NEW YORK — The release of a Justice Department inspector general report Tuesday is driving department flunkee and Pajamas Media blogger J. Christian Adams into the journalistic echelon of Nellie Bly and Upton Sinclair. Tom Perez, head of the Civil Rights Division and Obama pick for labor secretary, is actually a vehemently anti-white racist; Adams has blown the whole thing wide open, and the Beltway is panicking.
In April Adams picked up the Stormfront Kiss of Death Life endorsement after calling out the affirmative action anti-white conspiracy. Stormfront poster HeartOfLeonidas remarked that Adams’ view was “common sense,” adding:
It is sad that North America has fallen from grace and is overburdened with such a dense population of swarthy, seething, angry and jealous as sin non-whites. I blame the jews and their white libtarded and christarded co-conspirators for horribly dysgenic effect their minldessness [sic] and moralitylessness has allowed to spawn and setup [sic] residence in this formerly fair Nation over these last 100 years.
J. Christian Adams had this to say about Tom Perez:
In the report, Assistant Attorney General Tom Perez . . . makes clear that he doesn’t think Section 5 should ever be used to protect a white minority in covered jurisdictions.
Perez feels it should only be used to prop up the political position of “people of color.” If the victims of discrimination happen to be white, too bad — they are not protected.
The inspector general reports marks Adams’ entrance into the wacky and wonderful world of Daily Currant/Onion punking reporting, as Perez made no such reference to “people of color” in the entire document. It’s an entirely made-up quote from the report, and that’s pretty avant-garde.
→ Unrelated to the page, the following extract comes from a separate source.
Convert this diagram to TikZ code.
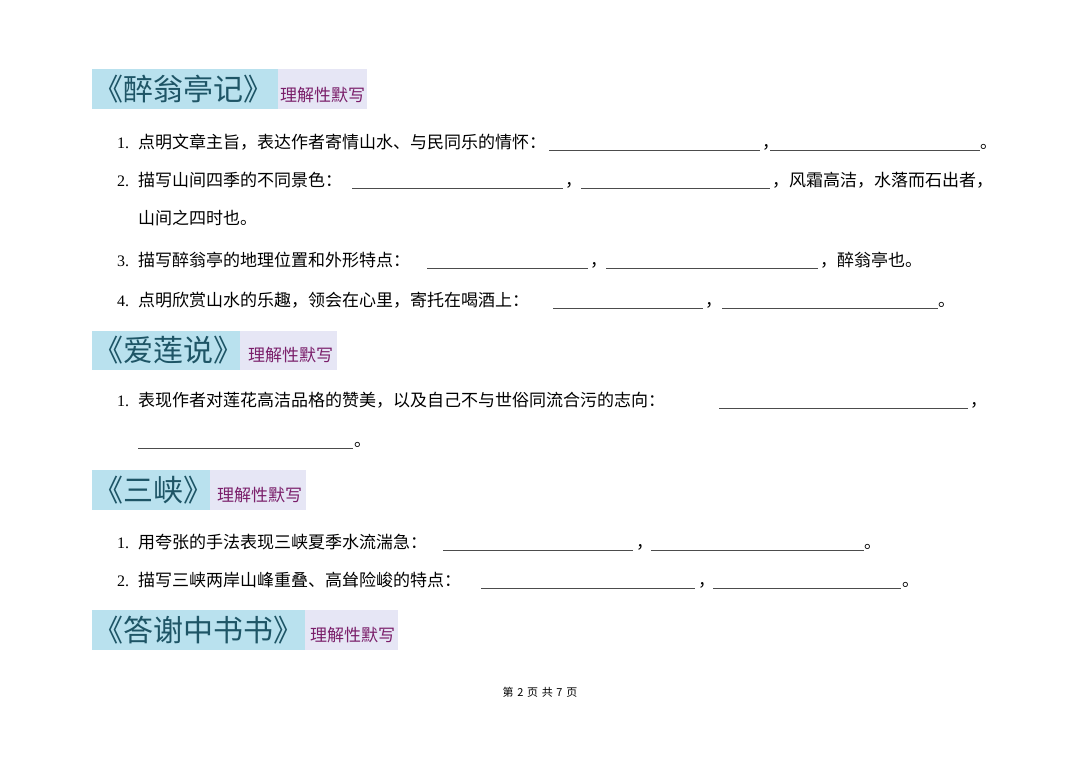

Adams at one point in his post said he believed Perez thought “people of color are always part of a ‘disadvantaged group’” before Adams contradicts himself only 14 words later: “DOJ Voting Section lawyers employed Perez’s logic to argue against helping white victims of discrimination in Macon, Mississippi, saying: ‘Until blacks were socio-economically equal to whites in Mississippi (read: statistically) then whites should not be protected under the Voting Rights Act.’”
So on one hand, according to Adams, Perez wants selective race-based enforcement of Voting Rights Act Section 5 “always,” even if black Americans were to become some kind of ultra-rich elite separatist set, all obsessed with inbreeding and private clubs. Then Adams admits that long before that point, white Americans would become protected by the Voting Rights Act.
Adams sees coming the middle of the 21st century, when white Americans will in fact become a statistical, if not financial, minority for the first time. He wants to be on the record for complaining early.